US Coast Guard Station in Nauset, Massachusetts US

United States Coast Guard Station Cahoons Hollow is located on Cahoon Hollow Beach, in Wellfleet, Massachusetts.

==Construction==
This station was built "east 2+1/2 mi of Wellfleet, Massachusetts," during the 1872 to 1873 time period. It is located on the "back side" of Cape Cod. The original station was destroyed by fire in February, 1893. The coast at this station was made exceedingly dangerous by sunken rips which stretch out under the sea and extended along the shore for miles.

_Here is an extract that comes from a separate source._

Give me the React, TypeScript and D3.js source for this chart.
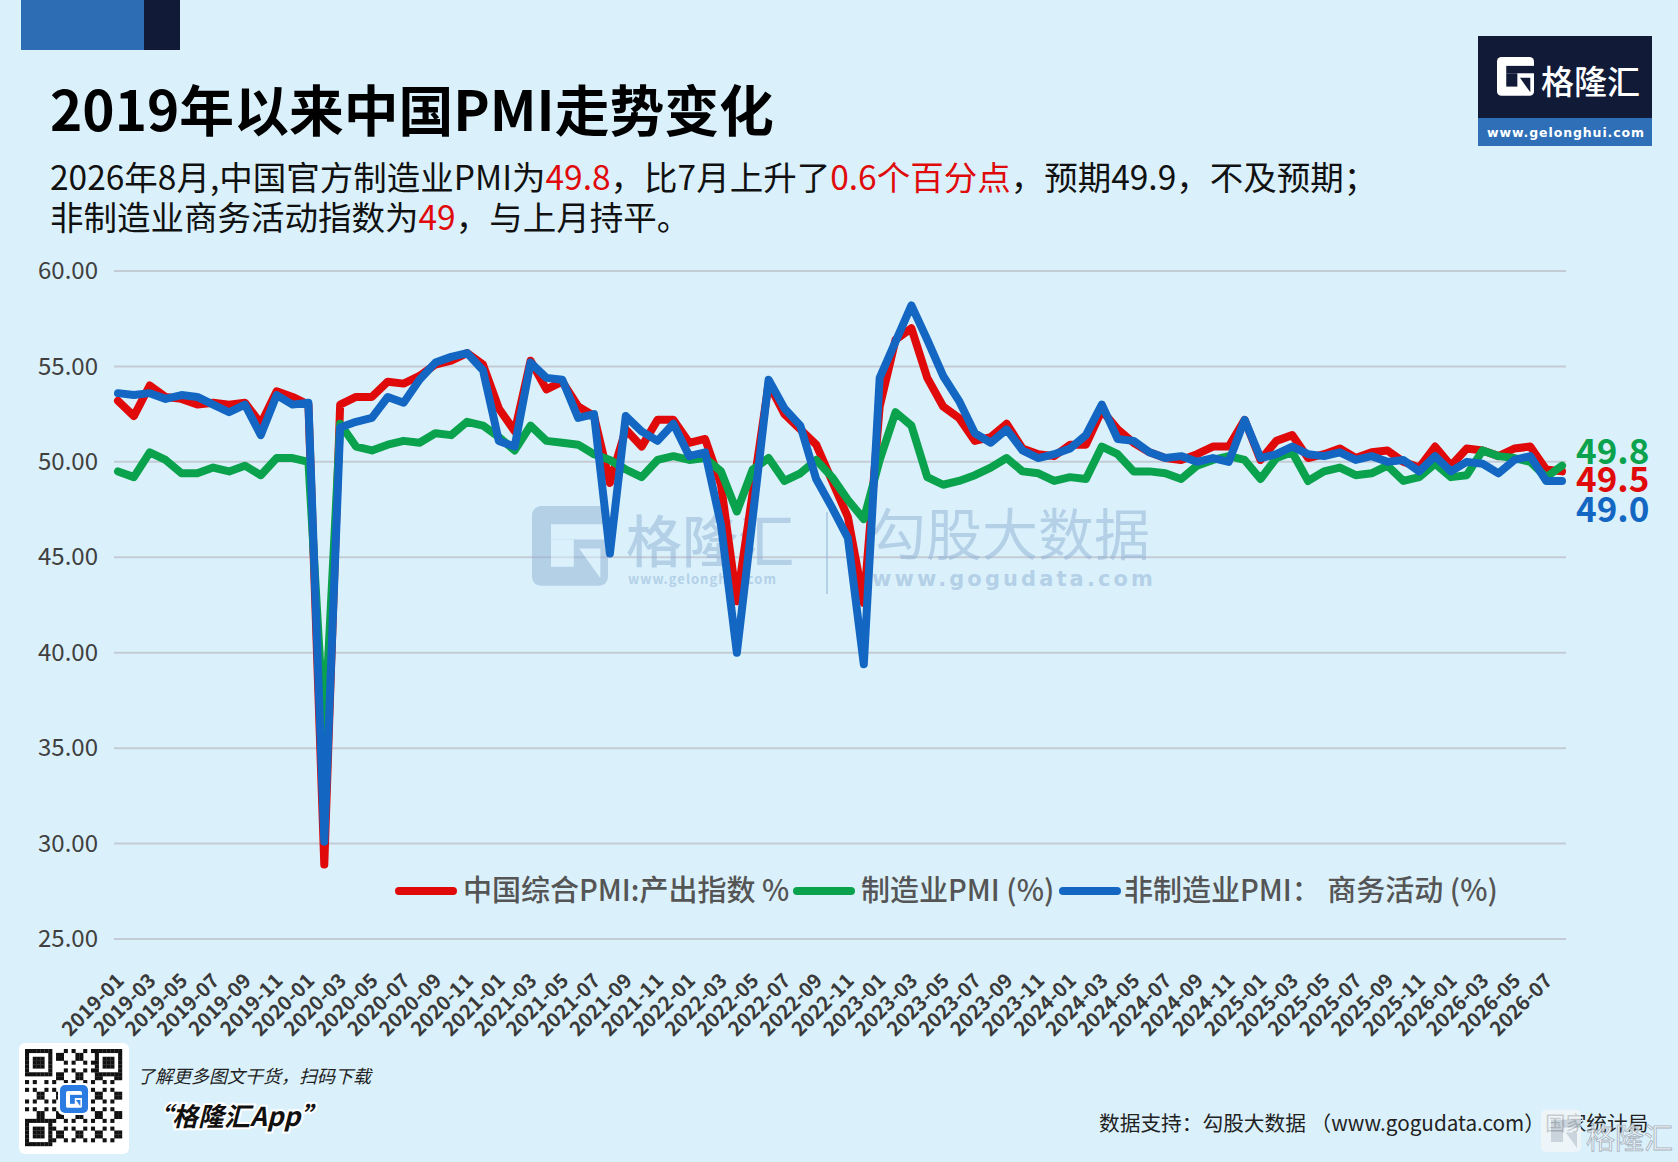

The station was extensively repaired and improved in 1888. In the 1894 Annual Report is this notation: "...station has been rebuilt to replace the one destroyed by fire on the 25th of February, 1893." The station is not listed subsequent to 1939; the property was abandoned in 1950.

==Keepers==
The first assigned keeper was William C. Newcombe, who was appointed at the age of 48, with 15 years experience as a sea captain, on December 12, 1872, but he resigned in 1879. He was followed by Daniel Cole, who had been a surfman at the station, and who was appointed keeper on October 25, 1879; he served until he was dismissed because of physical reasons, on May 25, 1905. He was followed by Edward J. Tobin, who was appointed on May 18, 1905, and retired on July 25, 1924. He, in turn, was followed by Chief Petty Officer H. O. Daniels. Jasper B. Myers assumed command on March 3, 1931, having been reassigned from the Coast Guard Station Portsmouth Harbor. He was followed by Chief A. C. Tavers, in 1932, A. E. Newcomb from Coast Guard Station Cuttyhunk, in 1934, and C. R. Ellis from Coast Guard Station Coskata, in 1935.